> **Source data**
• • • •
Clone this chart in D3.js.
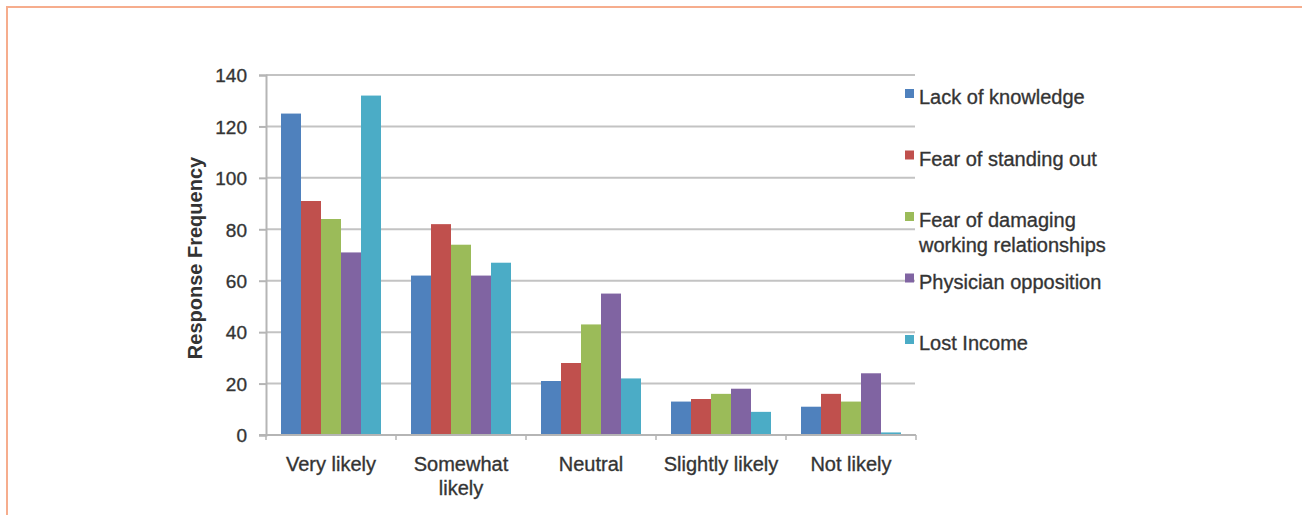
<!DOCTYPE html>
<html>
<head>
<meta charset="utf-8">
<script src="https://cdn.jsdelivr.net/npm/d3@7"></script>
<style>
  html, body { margin: 0; padding: 0; background: #fff; }
  svg { display: block; }
  text { font-family: Arial, "Liberation Sans", Helvetica, sans-serif; fill: #333; }
  .heavy { stroke: #3a3a3a; stroke-width: 0.35px; }
</style>
</head>
<body>
<svg id="chart" width="1302" height="515"></svg>
<script>
// Categories on the x axis (label lines as drawn under each group)
const categories = ["Very likely", "Somewhat likely", "Neutral", "Slightly likely", "Not likely"];
const categoryLines = [["Very likely"], ["Somewhat", "likely"], ["Neutral"], ["Slightly likely"], ["Not likely"]];

// Series (barriers) and their legend lines
const seriesNames = ["Lack of knowledge", "Fear of standing out", "Fear of damaging working relationships", "Physician opposition", "Lost Income"];
const seriesLines = [["Lack of knowledge"], ["Fear of standing out"], ["Fear of damaging", "working relationships"], ["Physician opposition"], ["Lost Income"]];
const seriesColors = ["#4F81BD", "#C0504D", "#9BBB59", "#8064A2", "#4BACC6"];

// Response frequency per series, in category order
const lackOfKnowledge   = [125, 62, 21, 13, 11];
const fearStandingOut   = [91, 82, 28, 14, 16];
const fearDamaging      = [84, 74, 43, 16, 13];
const physicianOpp      = [71, 62, 55, 18, 24];
const lostIncome        = [132, 67, 22, 9, 1];
const seriesValues = [lackOfKnowledge, fearStandingOut, fearDamaging, physicianOpp, lostIncome];

// Y axis ticks
const yTicks = [0, 20, 40, 60, 80, 100, 120, 140];
const yLabel = "Response Frequency";

const svg = d3.select("#chart");

// Frame lines along the top and left edges
svg.append("line").attr("x1", 6).attr("x2", 1302).attr("y1", 7).attr("y2", 7)
  .attr("stroke", "#f6ad8d").attr("stroke-width", 2);
svg.append("line").attr("x1", 7).attr("x2", 7).attr("y1", 6).attr("y2", 515)
  .attr("stroke", "#f6ad8d").attr("stroke-width", 2);

const plot = { left: 266, right: 916, top: 75, bottom: 435 };

const x = d3.scaleBand().domain(categories).range([plot.left, plot.right]).padding(0);
const xs = d3.scaleBand().domain(seriesNames).range([0, x.bandwidth()]).paddingInner(0).paddingOuter(0.75);
const y = d3.scaleLinear().domain([0, 140]).range([plot.bottom, plot.top]);

// Horizontal gridlines
svg.append("g").selectAll("line").data(yTicks.filter(t => t > 0)).join("line")
  .attr("x1", plot.left).attr("x2", plot.right - 1)
  .attr("y1", d => y(d)).attr("y2", d => y(d))
  .attr("stroke", "#c3c3c3").attr("stroke-width", 2);

// Y axis
const yAxis = d3.axisLeft(y).tickValues(yTicks).tickSize(7).tickPadding(12);
const gy = svg.append("g").attr("transform", `translate(${plot.left},0)`).call(yAxis);
gy.select(".domain").attr("stroke", "#b5b5b5").attr("stroke-width", 2);
gy.selectAll(".tick line").attr("stroke", "#b5b5b5").attr("stroke-width", 2);
gy.selectAll(".tick text").attr("class", "heavy").style("font-size", "19px").attr("fill", "#333").attr("dy", "0.36em");

// Bars
const groups = svg.append("g").selectAll("g").data(categories).join("g")
  .attr("transform", d => `translate(${x(d)},0)`);
groups.selectAll("rect")
  .data((c, ci) => seriesNames.map((s, si) => ({ s, si, v: seriesValues[si][ci] })))
  .join("rect")
  .attr("x", d => xs(d.s))
  .attr("width", xs.bandwidth())
  .attr("y", d => y(d.v))
  .attr("height", d => y(0) - y(d.v))
  .attr("fill", d => seriesColors[d.si]);

// X axis baseline and boundary ticks
svg.append("line").attr("x1", plot.left - 7).attr("x2", plot.right)
  .attr("y1", y(0)).attr("y2", y(0)).attr("stroke", "#b5b5b5").attr("stroke-width", 2);
const bounds = categories.map(c => x(c)).concat([plot.right]);
svg.append("g").selectAll("line").data(bounds).join("line")
  .attr("x1", d => d).attr("x2", d => d)
  .attr("y1", y(0)).attr("y2", y(0) + 5)
  .attr("stroke", "#b5b5b5").attr("stroke-width", 1.5);

// Category labels
const xl = svg.append("g").selectAll("text").data(categories).join("text")
  .attr("class", "heavy")
  .attr("x", d => x(d) + x.bandwidth() / 2)
  .attr("y", 471)
  .attr("text-anchor", "middle")
  .style("font-size", "20px");
xl.selectAll("tspan").data((d, i) => categoryLines[i]).join("tspan")
  .attr("x", function() { return this.parentNode.getAttribute("x"); })
  .attr("dy", (d, i) => i === 0 ? 0 : 24)
  .text(d => d);

// Y axis title
svg.append("text")
  .attr("transform", `translate(202,${(plot.top + plot.bottom) / 2 + 3}) rotate(-90)`)
  .attr("text-anchor", "middle")
  .style("font-size", "20px").style("font-weight", "bold")
  .attr("fill", "#222")
  .text(yLabel);

// Legend
const legendTop = 104, legendStep = 61.5;
const lg = svg.append("g").selectAll("g").data(seriesNames).join("g")
  .attr("transform", (d, i) => `translate(905,${legendTop + i * legendStep})`);
lg.append("rect").attr("x", 0).attr("y", -15).attr("width", 9).attr("height", 9)
  .attr("fill", (d, i) => seriesColors[i]);
const lt = lg.append("text").attr("class", "heavy").attr("x", 14).attr("y", 0).style("font-size", "20px");
lt.selectAll("tspan").data((d, i) => seriesLines[seriesNames.indexOf(d)]).join("tspan")
  .attr("x", 14).attr("dy", (d, i) => i === 0 ? 0 : 25)
  .text(d => d);
</script>
</body>
</html>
• • • •
> **What needs to be done**
Select from the material above each line in which the string "chart" appears, and list those lines.

> **The response**
Clone this chart in D3.js.
<svg id="chart" width="1302" height="515"></svg>
const svg = d3.select("#chart");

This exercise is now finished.